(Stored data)
Start

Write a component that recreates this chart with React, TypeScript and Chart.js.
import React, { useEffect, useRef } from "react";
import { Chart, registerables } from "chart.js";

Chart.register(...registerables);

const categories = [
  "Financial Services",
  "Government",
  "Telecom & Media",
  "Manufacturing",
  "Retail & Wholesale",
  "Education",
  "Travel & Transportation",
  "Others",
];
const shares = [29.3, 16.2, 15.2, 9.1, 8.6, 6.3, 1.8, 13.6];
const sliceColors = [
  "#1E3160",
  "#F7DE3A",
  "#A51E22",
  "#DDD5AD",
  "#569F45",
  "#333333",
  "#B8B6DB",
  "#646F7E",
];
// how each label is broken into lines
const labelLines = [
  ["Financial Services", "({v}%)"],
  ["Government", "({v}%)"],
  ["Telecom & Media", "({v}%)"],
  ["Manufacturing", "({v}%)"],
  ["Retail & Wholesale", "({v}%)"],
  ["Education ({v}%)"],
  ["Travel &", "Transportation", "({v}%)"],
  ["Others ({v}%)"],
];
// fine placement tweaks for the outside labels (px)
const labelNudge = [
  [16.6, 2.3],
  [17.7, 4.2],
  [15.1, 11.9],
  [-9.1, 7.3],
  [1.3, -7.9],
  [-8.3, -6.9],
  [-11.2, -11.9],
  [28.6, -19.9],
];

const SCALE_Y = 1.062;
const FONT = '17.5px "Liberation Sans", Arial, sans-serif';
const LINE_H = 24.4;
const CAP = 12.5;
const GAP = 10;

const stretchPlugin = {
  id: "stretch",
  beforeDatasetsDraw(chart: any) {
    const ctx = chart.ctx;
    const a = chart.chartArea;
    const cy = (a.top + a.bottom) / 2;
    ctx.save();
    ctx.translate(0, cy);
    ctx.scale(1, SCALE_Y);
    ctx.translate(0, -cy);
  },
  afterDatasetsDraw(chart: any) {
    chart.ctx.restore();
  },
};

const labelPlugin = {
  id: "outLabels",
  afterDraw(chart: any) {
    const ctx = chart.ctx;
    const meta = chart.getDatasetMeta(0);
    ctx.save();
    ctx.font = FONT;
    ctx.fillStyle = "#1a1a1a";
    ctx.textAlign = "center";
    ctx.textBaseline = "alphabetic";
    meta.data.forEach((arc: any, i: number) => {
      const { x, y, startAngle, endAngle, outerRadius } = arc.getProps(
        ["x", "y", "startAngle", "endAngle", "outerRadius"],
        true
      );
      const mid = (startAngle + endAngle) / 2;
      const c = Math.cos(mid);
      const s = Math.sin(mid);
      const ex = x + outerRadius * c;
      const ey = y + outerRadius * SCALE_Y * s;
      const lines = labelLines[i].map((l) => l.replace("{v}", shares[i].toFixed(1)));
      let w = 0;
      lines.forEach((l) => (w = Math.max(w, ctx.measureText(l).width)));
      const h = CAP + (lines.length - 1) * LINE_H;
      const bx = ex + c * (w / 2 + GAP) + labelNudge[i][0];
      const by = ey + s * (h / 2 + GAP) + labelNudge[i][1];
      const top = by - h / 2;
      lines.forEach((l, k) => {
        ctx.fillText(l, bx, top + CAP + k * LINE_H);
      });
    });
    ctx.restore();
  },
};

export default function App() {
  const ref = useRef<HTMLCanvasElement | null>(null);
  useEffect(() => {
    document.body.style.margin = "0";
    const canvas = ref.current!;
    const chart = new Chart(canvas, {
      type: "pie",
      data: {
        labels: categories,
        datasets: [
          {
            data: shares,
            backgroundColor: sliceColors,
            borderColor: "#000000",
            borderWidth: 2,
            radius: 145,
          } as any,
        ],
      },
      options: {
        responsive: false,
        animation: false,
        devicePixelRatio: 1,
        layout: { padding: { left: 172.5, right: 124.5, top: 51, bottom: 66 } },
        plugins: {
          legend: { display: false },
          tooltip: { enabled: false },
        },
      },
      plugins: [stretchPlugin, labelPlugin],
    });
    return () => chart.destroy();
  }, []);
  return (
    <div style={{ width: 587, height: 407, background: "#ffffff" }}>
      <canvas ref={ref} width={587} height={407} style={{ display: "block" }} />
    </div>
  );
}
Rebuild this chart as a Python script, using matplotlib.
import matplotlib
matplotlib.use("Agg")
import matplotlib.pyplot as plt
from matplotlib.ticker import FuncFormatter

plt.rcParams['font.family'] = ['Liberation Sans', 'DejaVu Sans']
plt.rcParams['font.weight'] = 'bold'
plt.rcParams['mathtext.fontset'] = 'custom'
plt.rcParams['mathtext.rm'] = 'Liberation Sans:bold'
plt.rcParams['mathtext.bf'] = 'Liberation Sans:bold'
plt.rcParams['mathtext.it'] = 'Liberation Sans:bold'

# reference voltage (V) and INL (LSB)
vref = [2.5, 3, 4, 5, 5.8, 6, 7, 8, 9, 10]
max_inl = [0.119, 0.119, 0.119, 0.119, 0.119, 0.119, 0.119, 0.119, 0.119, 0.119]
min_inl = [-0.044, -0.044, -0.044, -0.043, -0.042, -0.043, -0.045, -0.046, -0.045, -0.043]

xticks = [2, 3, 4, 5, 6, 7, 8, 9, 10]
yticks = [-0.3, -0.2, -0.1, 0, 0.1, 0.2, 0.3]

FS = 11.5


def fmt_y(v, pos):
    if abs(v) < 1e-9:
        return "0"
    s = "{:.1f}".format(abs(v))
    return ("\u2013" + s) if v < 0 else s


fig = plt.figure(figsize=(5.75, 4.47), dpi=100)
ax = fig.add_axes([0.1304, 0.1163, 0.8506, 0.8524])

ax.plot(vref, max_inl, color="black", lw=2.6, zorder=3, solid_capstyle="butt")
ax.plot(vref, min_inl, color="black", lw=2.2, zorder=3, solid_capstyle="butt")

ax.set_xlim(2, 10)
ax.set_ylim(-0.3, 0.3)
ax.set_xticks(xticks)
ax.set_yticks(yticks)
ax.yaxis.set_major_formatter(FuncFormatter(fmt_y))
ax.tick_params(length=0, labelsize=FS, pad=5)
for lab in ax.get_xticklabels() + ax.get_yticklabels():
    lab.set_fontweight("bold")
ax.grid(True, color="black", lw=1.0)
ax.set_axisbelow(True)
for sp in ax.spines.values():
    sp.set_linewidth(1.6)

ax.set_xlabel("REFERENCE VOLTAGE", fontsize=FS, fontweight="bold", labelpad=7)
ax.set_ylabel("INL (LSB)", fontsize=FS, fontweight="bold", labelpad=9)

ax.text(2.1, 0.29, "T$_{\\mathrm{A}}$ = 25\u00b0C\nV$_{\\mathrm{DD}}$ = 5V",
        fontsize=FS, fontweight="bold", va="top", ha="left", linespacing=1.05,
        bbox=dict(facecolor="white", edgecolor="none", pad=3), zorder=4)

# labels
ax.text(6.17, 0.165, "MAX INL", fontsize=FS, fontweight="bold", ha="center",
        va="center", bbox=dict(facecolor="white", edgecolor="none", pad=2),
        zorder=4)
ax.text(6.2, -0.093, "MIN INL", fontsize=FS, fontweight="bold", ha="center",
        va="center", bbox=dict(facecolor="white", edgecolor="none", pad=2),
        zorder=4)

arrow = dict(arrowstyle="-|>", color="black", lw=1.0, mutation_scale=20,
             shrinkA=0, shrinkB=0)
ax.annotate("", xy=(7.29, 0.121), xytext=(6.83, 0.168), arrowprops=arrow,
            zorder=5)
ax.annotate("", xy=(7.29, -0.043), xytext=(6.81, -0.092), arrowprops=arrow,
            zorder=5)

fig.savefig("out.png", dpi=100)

End

[Task to complete]:
Reply with nothing except the number of lines in the listing above that include the string "matplotlib".

[Complete answer]:
5